Le président Macron affectionne les commissions dont les membres sont désignés par lui pour aborder une question politiquement « sensible », en lien avec le passé colonial. Même si des chercheurs spécialistes de la question avaient été écartés délibérément, le but du travail de la « commission Duclert » missionnée en 2019 était relativement clair. Il s’agissait d’explorer les archives sur un point d’histoire bien délimité : le rôle de la France dans le génocide des Tutsis au Rwanda. Cette fois, le programme de cette commission sur l’Algérie coloniale laisse véritablement pantois.
Il est absurde. Car qu’on fait « les historiens » dans les dernières décennies, sinon beaucoup « travailler » ? « Sans tabou » et non seulement en Algérie et en France, mais aussi notamment dans le monde anglo-saxon ? Quid de la masse considérable de travaux scientifiques publiés depuis quelques décennies sur tous les principaux aspects de ces 132 ans de la colonisation française de l’Algérie, dont la plupart font largement consensus sur l’essentiel et dont l’historien Benjamin Stora a tenté une synthèse dans son rapport ? Qu’y aurait-il encore à découvrir dans les archives, qui serait de nature à modifier les connaissances établies sur ce que fut la colonisation de l’Algérie et la guerre coloniale menée en Algérie ? La conquête barbare du pays, la spoliation massive des autochtones, l’instauration du système raciste de l’indigénat, les répressions meurtrières des nombreuses révoltes, les longues et terribles années de « sale guerre » menée par la France pour empêcher l’indépendance, incluant crimes de guerre et crimes contre l’humanité : tout cela, et bien plus encore, a été étudié et est globalement enseigné depuis des années dans les établissements scolaires et universitaires du monde entier.
Certes, du fait de la rétention de certaines archives par l’Etat français, dont la possibilité a été inscrite dans la loi antiterroriste PATR – sous Macron lui-même – en 2021, notamment de celles qui documentent l’usage d’armes chimiques en Algérie, il reste des aspects particuliers à éclaircir. Mais une part énorme des archives coloniales a été dépouillée et exploitée par les historiens, en vertu de la loi de 2008 qui a rendu l’immense majorité d’entre elles communicables après 50 ans. Et ce en dépit de la tentative du gouvernement en 2019 de les rendre inaccessibles au prétexte du « secret défense ». Quant aux archives nationales algériennes, bien qu’elles soient aujourd’hui très difficiles d’accès et pour beaucoup non inventoriées, on sait qu’elles comportent surtout des documents internes au FLN ainsi que celles que la France n’a pas jugé bon d’emporter en 1962. Elles ne sont donc pas de nature à bouleverser le tableau général de l’histoire de l’Algérie coloniale. Quoi qu’il en soit, en France comme en Algérie, les archives doivent être ouvertes à tous, et non, selon une regrettable habitude de monarque absolu, à des chercheurs triés sur le volet par le pouvoir. Un travail historique « sans tabou » ne saurait se faire sous la tutelle d’Etats. Il y a comme une contradiction dans les termes.
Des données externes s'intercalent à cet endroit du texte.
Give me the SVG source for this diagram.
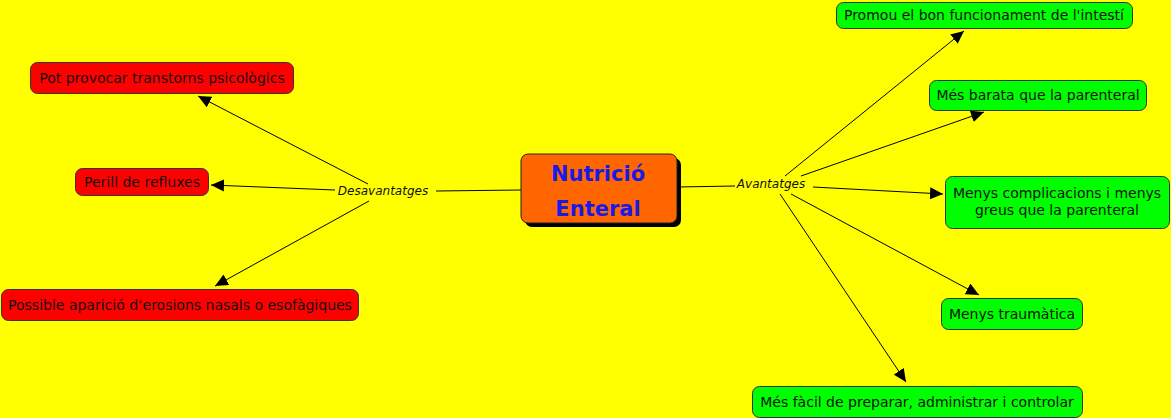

On peine donc vraiment à trouver du sens à cette initiative du point de vue historique. Sa problématique paraît en réalité purement politique et franco-française. Car c’est en France, pays colonisateur, et non en Algérie, pays colonisé, que regarder en face ce passé colonial et le caractériser éthiquement et politiquement pose gravement problème depuis 60 ans. Alors même que d’autres anciennes métropoles coloniales, la Belgique notamment, parviennent à affronter leur passé colonial.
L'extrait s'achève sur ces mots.